Кроме этого прямого официального назначения поездка и по другим причинам была насущно необходима Скутаревскому. Она была бы бегством от самого себя, если бы главный, решающий перевал в его судьбе уже произошел; а когда-то в гостях, у Подушкина, он полагал в простоте душевной, что уже перевалил вершину. Это, впрочем, походило на правду, легкую и тем более обманчивую; все главные удачи были уже пройдены; низкое солнце стояло позади; затухало фанфарное эхо скутаревской славы, которая ни в ком уже не будила ни зависти, ни жажды соревнования; новые корявые самородные имена подбирались к зениту, и знаменье старой обветшалой кометы не пугало уже никого. И когда в отдалении объявилось это квадратное, предназначенное для опыта, сорокакилометровое поле, он ринулся туда до срока, лишь бы скорей принять бой и опередить судьбу... Нет, именно навстречу ей бежал он, потому что удача сулила ему благополучное завершение и всех остальных его чаяний.
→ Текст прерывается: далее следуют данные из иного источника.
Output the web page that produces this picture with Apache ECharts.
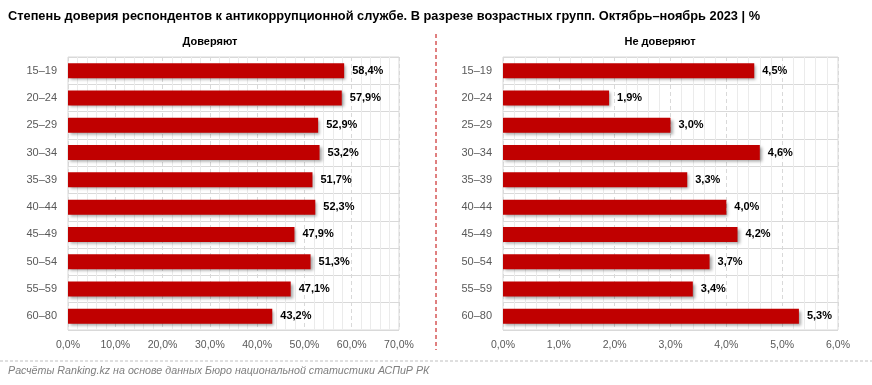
<!DOCTYPE html>
<html><head><meta charset="utf-8">
<script src="https://cdn.jsdelivr.net/npm/echarts@6/dist/echarts.min.js"></script>
<style>html,body{margin:0;padding:0;background:#fff}#c{width:872px;height:385px}</style>
</head><body><div id="c"></div>
<script>
const categories = ['15–19','20–24','25–29','30–34','35–39','40–44','45–49','50–54','55–59','60–80'];
const trustValues = [58.4, 57.9, 52.9, 53.2, 51.7, 52.3, 47.9, 51.3, 47.1, 43.2];
const distrustValues = [4.5, 1.9, 3.0, 4.6, 3.3, 4.0, 4.2, 3.7, 3.4, 5.3];
const titleText = 'Степень доверия респондентов к антикоррупционной службе. В разрезе возрастных групп. Октябрь–ноябрь 2023 | %';
const leftTitle = 'Доверяют';
const rightTitle = 'Не доверяют';
const sourceText = 'Расчёты Ranking.kz на основе данных Бюро национальной статистики АСПиР РК';

const FONT = '"Liberation Sans Narrow", "Liberation Sans", sans-serif';
const fmt = v => v.toFixed(1).replace('.', ',') + '%';
const chart = echarts.init(document.getElementById('c'));

function xAxis(idx, max, interval) {
  return {
    gridIndex: idx, type: 'value', min: 0, max: max, interval: interval,
    axisLine: {show: false}, axisTick: {show: false},
    axisLabel: {formatter: v => fmt(v), color: '#595959', fontFamily: FONT, fontSize: 10.5, margin: 10},
    splitLine: {show: true, lineStyle: {color: '#d9d9d9', type: [4, 3], width: 1}},
    minorTick: {show: false, splitNumber: 5},
    minorSplitLine: {show: true, lineStyle: {color: '#ebebeb', width: 1}}
  };
}
function yAxis(idx) {
  return {
    gridIndex: idx, type: 'category', data: categories, inverse: true,
    axisLine: {show: false}, axisTick: {show: false},
    axisLabel: {color: '#595959', fontFamily: FONT, fontSize: 11, margin: 11},
    splitLine: {show: true, interval: 0, lineStyle: {color: '#d9d9d9', width: 1}}
  };
}
function series(idx, data) {
  return {
    type: 'bar', xAxisIndex: idx, yAxisIndex: idx, data: data, barWidth: 15,
    itemStyle: {color: '#c00000', shadowBlur: 3, shadowOffsetX: 2, shadowOffsetY: 2, shadowColor: 'rgba(0,0,0,0.35)'},
    label: {show: true, position: 'right', distance: 8, formatter: p => fmt(p.value),
      color: '#000', fontFamily: FONT, fontSize: 11, fontWeight: 'bold'}
  };
}

chart.setOption({
  animation: false,
  backgroundColor: '#fff',
  grid: [
    {left: 68, width: 331, top: 57, height: 273, show: true, borderColor: '#d9d9d9', borderWidth: 1},
    {left: 503, width: 335, top: 57, height: 273, show: true, borderColor: '#d9d9d9', borderWidth: 1}
  ],
  xAxis: [xAxis(0, 70, 10), xAxis(1, 6, 1)],
  yAxis: [yAxis(0), yAxis(1)],
  series: [series(0, trustValues), series(1, distrustValues)],
  graphic: [
    {type: 'text', left: 8, top: 10, style: {text: titleText, font: 'bold 12.8px ' + FONT, fill: '#000'}},
    {type: 'text', x: 210, y: 42, style: {text: leftTitle, font: 'bold 11px ' + FONT, fill: '#000', align: 'center', verticalAlign: 'middle'}},
    {type: 'text', x: 660, y: 42, style: {text: rightTitle, font: 'bold 11px ' + FONT, fill: '#000', align: 'center', verticalAlign: 'middle'}},
    {type: 'line', shape: {x1: 436, y1: 34, x2: 436, y2: 350}, style: {stroke: '#c00000', lineWidth: 1, lineDash: [4, 3]}},
    {type: 'line', shape: {x1: 0, y1: 361, x2: 872, y2: 361}, style: {stroke: '#bfbfbf', lineWidth: 1, lineDash: [3, 2]}},
    {type: 'text', left: 8, top: 366, style: {text: sourceText, font: 'italic 10.7px ' + FONT, fill: '#7f7f7f'}}
  ]
});
</script></body></html>
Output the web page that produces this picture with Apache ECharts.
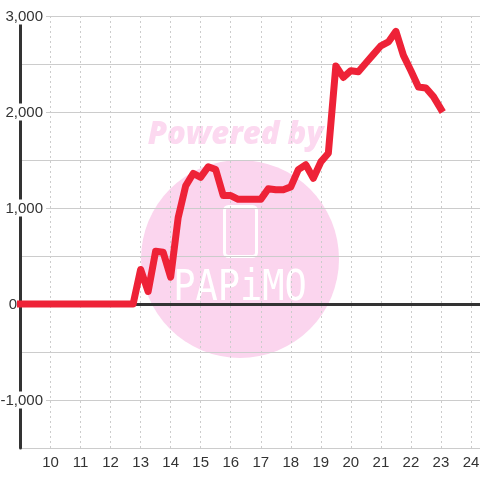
<!DOCTYPE html>
<html>
<head>
<meta charset="utf-8">
<style>html,body{margin:0;padding:0;background:#fff}#c{width:480px;height:480px}</style>
<script src="https://cdn.jsdelivr.net/npm/echarts@6/dist/echarts.min.js"></script>
</head>
<body>
<div id="c"></div>
<script>
const hours = [9,9.25,9.5,9.75,10,10.25,10.5,10.75,11,11.25,11.5,11.75,12,12.25,12.5,12.75,13,13.25,13.5,13.75,14,14.25,14.5,14.75,15,15.25,15.5,15.75,16,16.25,16.5,16.75,17,17.25,17.5,17.75,18,18.25,18.5,18.75,19,19.25,19.5,19.75,20,20.25,20.5,20.75,21,21.25,21.5,21.75,22,22.25,22.5,22.75,23];
const values = [0,0,0,0,0,0,0,0,0,0,0,0,0,0,0,0,360,130,550,540,280,900,1230,1360,1320,1430,1400,1130,1130,1090,1090,1090,1090,1200,1190,1190,1220,1400,1450,1310,1480,1570,2480,2360,2430,2420,2510,2600,2690,2730,2840,2590,2430,2260,2250,2160,2030];
const yTickLabels = [-1000,0,1000,2000,3000];
const xTickLabels = [10,11,12,13,14,15,16,17,18,19,20,21,22,23,24];
const labelFont = {color:'#333',fontFamily:'Liberation Sans',fontSize:15};
const chart = echarts.init(document.getElementById('c'), null, {renderer:'canvas'});
chart.setOption({
  animation:false,
  backgroundColor:'#fff',
  grid:{left:20.5,right:0,top:16,bottom:32,containLabel:false,outerBoundsMode:'none'},
  graphic:[
    {type:'circle',z:0,silent:true,shape:{cx:240,cy:259,r:99},style:{fill:'#fbd5ee'}},
    {type:'text',z:0,silent:true,x:235.5,y:135,style:{text:'Powered by',font:'italic 800 31px "Open Sans"',fill:'#fcd9f0',align:'center',verticalAlign:'middle'}},
    {type:'rect',z:0,silent:true,shape:{x:224.5,y:206.5,width:32,height:50,r:4},style:{fill:'none',stroke:'#fff',lineWidth:3}},
    {type:'text',z:0,silent:true,x:240,y:289,scaleY:1.15,style:{text:'PAPiMO',font:'37px "DejaVu Sans Mono"',fill:'#fff',align:'center',verticalAlign:'middle'}}
  ],
  xAxis:{type:'value',min:9,max:24.3,interval:1,
    axisLine:{show:false},axisTick:{show:false},
    axisLabel:{customValues:xTickLabels,color:'#333',fontFamily:'Liberation Sans',fontSize:15,margin:7},
    splitLine:{show:false}},
  yAxis:{type:'value',min:-1500,max:3000,interval:500,
    axisLine:{show:true,onZero:false,lineStyle:{color:'#333',width:3}},axisTick:{show:false},
    axisLabel:{inside:true,align:'right',margin:25.5,customValues:yTickLabels,...labelFont,
      formatter:v=>Number(v)===0?'{z|0}':'{b|'+Number(v).toLocaleString('en-US')+'}',
      rich:{b:{...labelFont,backgroundColor:'#fff',padding:[2,3,0,2]},z:{...labelFont,padding:[2,29,0,0]}}},
    splitLine:{show:true,lineStyle:{color:'#ccc',width:1}}},
  series:[
    {type:'line',silent:true,symbol:'none',data:xTickLabels.map(h=>[h,3000]),lineStyle:{width:0},z:1,
      markLine:{z:1,silent:true,symbol:'none',label:{show:false},animation:false,lineStyle:{color:'#ccc',width:1,type:[2,3]},data:xTickLabels.map(h=>({xAxis:h}))}},
    {type:'line',silent:true,symbol:'none',data:[],z:2,
      markLine:{z:2,silent:true,symbol:'none',label:{show:false},animation:false,lineStyle:{color:'#333',width:3,type:'solid'},data:[{yAxis:0}]}},
    {type:'line',symbol:'none',showSymbol:false,clip:false,z:6,data:hours.map((h,i)=>[h,values[i]]),
      lineStyle:{color:'#ee2237',width:7,cap:'square',join:'round'}}
  ]
});
</script>
</body>
</html>
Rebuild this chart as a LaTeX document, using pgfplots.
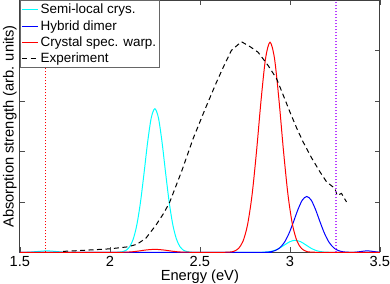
\documentclass[border=0pt]{standalone}
\usepackage{pgfplots}
\pgfplotsset{compat=1.18}
\usepackage{fontspec}
\setmainfont{Liberation Sans}
\definecolor{vline}{rgb}{0.72,0.25,1}
\definecolor{mycyan}{rgb}{0,1,1}
\definecolor{myblue}{rgb}{0,0,1}
\definecolor{myred}{rgb}{1,0,0}
\begin{document}
\begin{tikzpicture}
\begin{axis}[
  scale only axis,
  width=360bp, height=252bp,
  xmin=1.5, xmax=3.5, ymin=0, ymax=5,
  xtick={1.5,2,2.5,3,3.5},
  xticklabels={1.5,2,2.5,3,3.5},
  ytick={1,2,3,4}, yticklabels={},
  tick pos=both, tick align=inside,
  major tick length=5bp,
  tick style={black!70, line width=0.6pt},
  axis line style={black!75, line width=0.8pt},
  /pgf/number format/assume math mode=true,
  ticklabel style={font=\fontsize{14.7}{17}\selectfont},
  xticklabel style={inner sep=0pt, yshift=-4bp},
  label style={font=\fontsize{14.7}{17}\selectfont},
  xlabel={Energy (eV)},
  ylabel={Absorption strength (arb. units)},
  xlabel style={at={(axis description cs:0.5,0)}, anchor=north, inner sep=0pt, yshift=-17bp},
  ylabel style={at={(axis description cs:0,0.5)}, anchor=south, inner sep=3bp, yshift=0bp},
  legend cell align=left,
  legend image code/.code={\draw[#1] (0bp,0bp) -- (16bp,0bp);},
  legend style={at={(0,1)}, anchor=north west, draw=black!60, line width=0.6pt,
    font=\fontsize{13.5}{16}\selectfont, inner sep=1.5bp, row sep=1bp},
]
% cyan: semi-local crystal
\addplot[draw=mycyan, line width=1pt, smooth] coordinates {
(1.5,0) (1.55,0.004) (1.6,0.018) (1.65,0.03) (1.7,0.018) (1.75,0.004) (1.8,0) (2.0,0)
(2.05,0.004) (2.07,0.013) (2.09,0.041) (2.11,0.112) (2.13,0.264) (2.15,0.546) (2.17,0.990)
(2.19,1.572) (2.21,2.188) (2.23,2.668) (2.25,2.85) (2.27,2.668) (2.29,2.188) (2.31,1.572)
(2.33,0.990) (2.35,0.546) (2.37,0.264) (2.39,0.112) (2.41,0.041) (2.43,0.013) (2.45,0.004)
(2.5,0) (2.8,0)
(2.85,0.003) (2.88,0.011) (2.91,0.032) (2.94,0.078) (2.97,0.146) (3.00,0.212) (3.03,0.24)
(3.06,0.212) (3.09,0.146) (3.12,0.078) (3.15,0.032) (3.18,0.011) (3.21,0.003)
(3.3,0) (3.5,0)
};
\addlegendentry{Semi-local crys.}
% blue: hybrid dimer
\addplot[draw=myblue, line width=1pt, smooth] coordinates {
(1.5,0) (2.8,0)
(2.869,0.004) (2.894,0.013) (2.919,0.037) (2.944,0.091) (2.969,0.195) (2.994,0.365)
(3.019,0.593) (3.044,0.840) (3.069,1.035) (3.094,1.11) (3.119,1.035) (3.144,0.840)
(3.169,0.593) (3.194,0.365) (3.219,0.195) (3.244,0.091) (3.269,0.037) (3.294,0.013)
(3.319,0.004) (3.35,0) (3.38,0.01) (3.43,0.03) (3.48,0.01) (3.5,0.004)
};
\addlegendentry{Hybrid dimer}
% red: crystal spec. warp.
\addplot[draw=myred, line width=1pt, smooth] coordinates {
(1.5,0) (2.0,0) (2.1,0.006) (2.15,0.022) (2.2,0.047) (2.25,0.06) (2.3,0.047) (2.35,0.022)
(2.4,0.006) (2.5,0) (2.6,0)
(2.665,0.006) (2.69,0.023) (2.715,0.078) (2.74,0.223) (2.765,0.546) (2.79,1.136)
(2.815,2.006) (2.84,3.012) (2.865,3.844) (2.89,4.17) (2.915,3.844) (2.94,3.012)
(2.965,2.006) (2.99,1.136) (3.015,0.546) (3.04,0.223) (3.065,0.078) (3.09,0.023)
(3.115,0.006) (3.2,0) (3.5,0)
};
\addlegendentry{Crystal spec. warp.}
% experiment
\addplot[draw=black, line width=1pt, dash pattern=on 5bp off 3.5bp] coordinates {
(1.74,0.02) (1.8,0.03) (1.9,0.05) (2.0,0.07) (2.1,0.11) (2.15,0.16) (2.2,0.28)
(2.256,0.54) (2.3,0.78) (2.333,1.00) (2.4,1.62) (2.463,2.26) (2.53,2.85) (2.593,3.38)
(2.64,3.75) (2.676,4.01) (2.731,4.18) (2.78,4.08) (2.824,3.97) (2.879,3.71) (2.926,3.45)
(2.96,3.15) (3.0,2.79) (3.04,2.45) (3.074,2.19) (3.12,1.88) (3.167,1.60) (3.204,1.40)
(3.25,1.27) (3.263,1.13) (3.287,1.17) (3.315,1.00)
};
\addlegendentry{Experiment}
% vertical dotted lines
\addplot[draw=myred, line width=1.2bp, dash pattern=on 1.2bp off 1.8bp, forget plot] coordinates {(1.644,0) (1.644,5)};
\addplot[draw=vline, line width=1.2bp, dash pattern=on 1.2bp off 1.8bp, forget plot] coordinates {(3.257,0) (3.257,5)};
\end{axis}
\end{tikzpicture}
\end{document}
– ...профессор желает чаю?
– спрашивал человек напротив.

– Может быть, попозже, товарищ... товарищ? Я все забываю...

– Меня зовут Джелладалеев... трудная фамилия, она дается легко только актерам: я заметил.
– И улыбался, как бы извиняясь.

– Вы что же, бурят или узбек?

– Я туркмен. Так я все-таки закажу чай.
– Весь разговор происходил расплывчато, как во сне.

Поездку эту при желании можно было истолковать и как бегство от Жени, если бы представляла теперь какое-нибудь значение его запоздалая страсть. Требовалось слишком много всякого рода созвучий, чтоб из нее получилось то прекрасное стихотворение, которое издревле на все лады, то в ярости, то в ревности, то в издыханье, повторяет человечество. А прежде всего требовалось равенство, и, хотя он всячески добивался этого, равенство их было мнимое. Из двух сторон слабейшей явно была Женя - безымянная девчонка, провинциальное существо и пока еще только замысел человека, макет его любви, выдуманный в унылой семейной каморке, с голыми ногами и еще у самого старта бегунья. Может быть, ее и не было вовсе, и только мысленные, силовые лучи Скутаревского, пересекаясь, образовали этот милый и ненасыщающий призрак. Ее мечтанья определяли ее самое. Ей хотелось иметь полупустую, свободную от вещей комнату и простой, непременно кленовый в ней стол. Там неправильным треугольником разбросаны - наган, плитка шоколаду и ветка елочки в стакане; вот они, рифмы к девушке из поколенья, которое пришло на смену Сергею Андреичу. Может быть, если найдется место, на столе лежит еще книжка Скутаревского; у Жени нет знаний прочесть ее, и оттого книжка всегда нова в ее воображении. Булка и яблоки - вот ее пища, пища богов и кроликов. Желание делать пользу, еще не сформировавшееся до профессии, - вот ее простенькая и отдаленная цель... Та же самая беговая дорожка у него оставалась пройденной. А он был знаменитость, член горсовета, научный, так сказать, отец целой оравы сотрудников, директор, вождь, дед, индивидуй, величина!.. и хотя бесхвостая, но все еще комета. И так уж получалось: весь его житейский путь ступенчато приводил его к ее жесткой, нищей, еще не смятой кровати. Он разъярился бы, если бы ему показать, во что обратилась его борьба с г о р о й и какими тяжеловесными смыслами он нагрузил случайную, шальную встречу с миловидной девчонкой.